そしてその日、開催国・カナダもコンシードに追い込んだ日本は、「ホンモノ」だった。
アイス・リーディングを効果的に利用するためにはショットの正確性が重要だが、グループステージでの日本が放ったショットのパーセンテージは87%で、12カ国中トップだった。かつて、これだけの正確性を誇った代表チームはなかった。アイスとの相性が本当に良かったのだと思う。
では、ポジションごとのランキングを見てみよう。
リード 吉田夕梨花 85% 7位
セカンド 鈴木夕湖 87% 2位
サード 吉田知那美 90% 1位
スキップ 藤澤五月 86% 1位
リードの吉田、セカンドの鈴木は大会終盤になって正確性を増し、「布石」の段階で日本は優位に試合を運び、そしてサード、スキップで相手を仕留めたのである。

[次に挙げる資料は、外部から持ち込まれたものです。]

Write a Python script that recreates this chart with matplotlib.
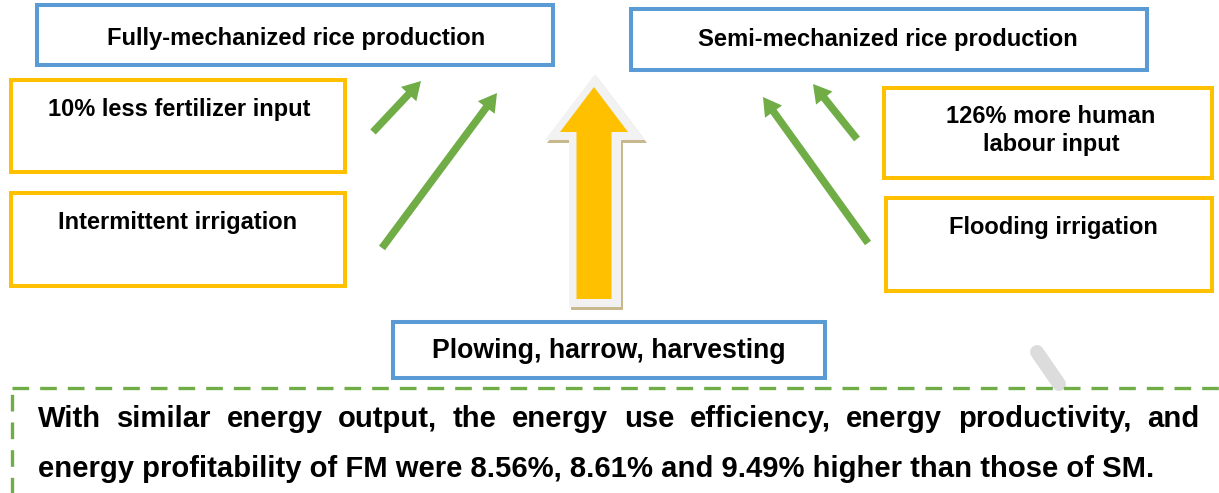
import matplotlib
matplotlib.use("Agg")
import matplotlib.pyplot as plt
from matplotlib.patches import FancyArrow, Polygon, Rectangle

plt.rcParams['font.family'] = ['Liberation Sans', 'DejaVu Sans']

W, H = 1219, 493
BLUE = '#5b9bd5'
ORANGE = '#ffc000'
GREEN = '#70ad47'

# ---- text content ----
top_left_label = "Fully-mechanized rice production"
top_right_label = "Semi-mechanized rice production"
left_labels = ["10% less fertilizer input", "Intermittent irrigation"]
right_labels = [["126% more human", "labour input"], ["Flooding irrigation"]]
bottom_label = "Plowing, harrow, harvesting"
summary_line1 = "With similar energy output, the energy use efficiency, energy productivity, and"
summary_line2 = "energy profitability of FM were 8.56%, 8.61% and 9.49% higher than those of SM."

fig = plt.figure(figsize=(W / 100, H / 100), dpi=100)
ax = fig.add_axes([0, 0, 1, 1])
ax.set_xlim(0, W)
ax.set_ylim(H, 0)
ax.axis('off')
fig.canvas.draw()
renderer = fig.canvas.get_renderer()


def box(x0, y0, x1, y1, color, lw=2.9):
    ax.add_patch(Rectangle((x0, y0), x1 - x0, y1 - y0, fill=False,
                           edgecolor=color, linewidth=lw, joinstyle='miter'))


def text_w(s, size):
    t = ax.text(0, 0, s, fontsize=size, fontweight='bold')
    bb = t.get_window_extent(renderer)
    t.remove()
    return bb.width


def label(x, y, s, size):
    ax.text(x, y, s, fontsize=size, fontweight='bold', ha='center', va='baseline',
            color='black')


# ---- boxes ----
box(37, 5, 553, 65, BLUE)
box(631, 9, 1147, 70, BLUE)
box(393, 322, 825, 378, BLUE)
box(11, 80, 345, 172, ORANGE)
box(11, 193, 345, 286, ORANGE)
box(884, 88, 1212, 178, ORANGE)
box(886, 198, 1212, 291, ORANGE)

# ---- labels ----
label(296, 45, top_left_label, 17.1)
label(888, 46, top_right_label, 17.1)
label(179, 116, left_labels[0], 17.0)
label(178, 229, left_labels[1], 17.0)
label(1051, 123, right_labels[0][0], 17.0)
label(1051, 151, right_labels[0][1], 17.0)
label(1053, 234, right_labels[1][0], 17.0)
label(609, 358, bottom_label, 19.2)

# ---- green arrows ----
arrows = [((373, 132), (421, 81)), ((382, 248), (497, 93)),
          ((868, 243), (763, 97)), ((857, 139), (813, 84))]
for (x0, y0), (x1, y1) in arrows:
    ax.add_patch(FancyArrow(x0, y0, x1 - x0, y1 - y0, width=7.5, head_width=21,
                            head_length=18, length_includes_head=True,
                            color=GREEN, linewidth=0))

# ---- big central arrow ----
def arrow_poly(cx, tip, head_base, head_half, shaft_half, bottom):
    return [(cx, tip), (cx + head_half, head_base), (cx + shaft_half, head_base),
            (cx + shaft_half, bottom), (cx - shaft_half, bottom),
            (cx - shaft_half, head_base), (cx - head_half, head_base)]

ax.add_patch(Polygon(arrow_poly(597, 77, 143, 50, 26, 310), closed=True,
                     facecolor='#c8b88e', edgecolor='none'))
ax.add_patch(Polygon(arrow_poly(595, 74, 140, 50, 26, 307), closed=True,
                     facecolor='#f2f2f2', edgecolor='none'))
ax.add_patch(Polygon(arrow_poly(594, 87, 132, 34, 17.5, 299), closed=True,
                     facecolor=ORANGE, edgecolor='none'))

# ---- gray stroke ----
ax.plot([1037, 1059], [352, 384], color='#dcdcdc', linewidth=10,
        solid_capstyle='round', zorder=1)

# ---- dashed summary box ----
ax.add_patch(Rectangle((12, 388), 1260, 140, fill=False, edgecolor=GREEN,
                       linewidth=2.4, linestyle=(0, (5, 3.3)), zorder=2,
                       clip_on=True))

# ---- summary text (line 1 justified) ----
fs = 21.1
words = summary_line1.split(' ')
left, right = 38, 1199
widths = [text_w(w, fs) for w in words]
gap = (right - left - sum(widths)) / (len(words) - 1)
x = left
for w, ww in zip(words, widths):
    ax.text(x, 427, w, fontsize=fs, fontweight='bold', ha='left', va='baseline')
    x += ww + gap
ax.text(38, 477, summary_line2, fontsize=fs, fontweight='bold', ha='left', va='baseline')

fig.savefig('out.png', dpi=100)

日本はグループステージ11試合、プレーオフで3試合を戦ったが、カーリングは寒い環境で試合をしなければならず、体調管理が難しい。そのなかで、安定したショットを見せたのは素晴らしい。
決勝でもラストロックを持っていれば結果は……。
そして第1エンドでラストロックを持っている時の強さについても触れておきたい。カーリングでは最後に石を投げる方が圧倒的に有利だが(自分のストーンがなく、相手がどれだけハウス内に石を溜めていても、最後にど真ん中に投げれば後攻のチームが1点を取れる)、日本がラストロックを持って試合をスタートした試合は、8戦全勝だった。
これは、どういうことか。
試合の序盤、スコットランドやカナダ戦のように日本が先行するケースが多く、主導権を握ると滅法強いのである。
その意味で、藤澤は盤石のスキップだったと言える。
不運なことに、決勝のスイス相手には3戦してすべて第1エンドでラストロックを持たれてしまった。
もしも、日本がラストロックを持っていたら、試合展開はまったく違っていたに違いない。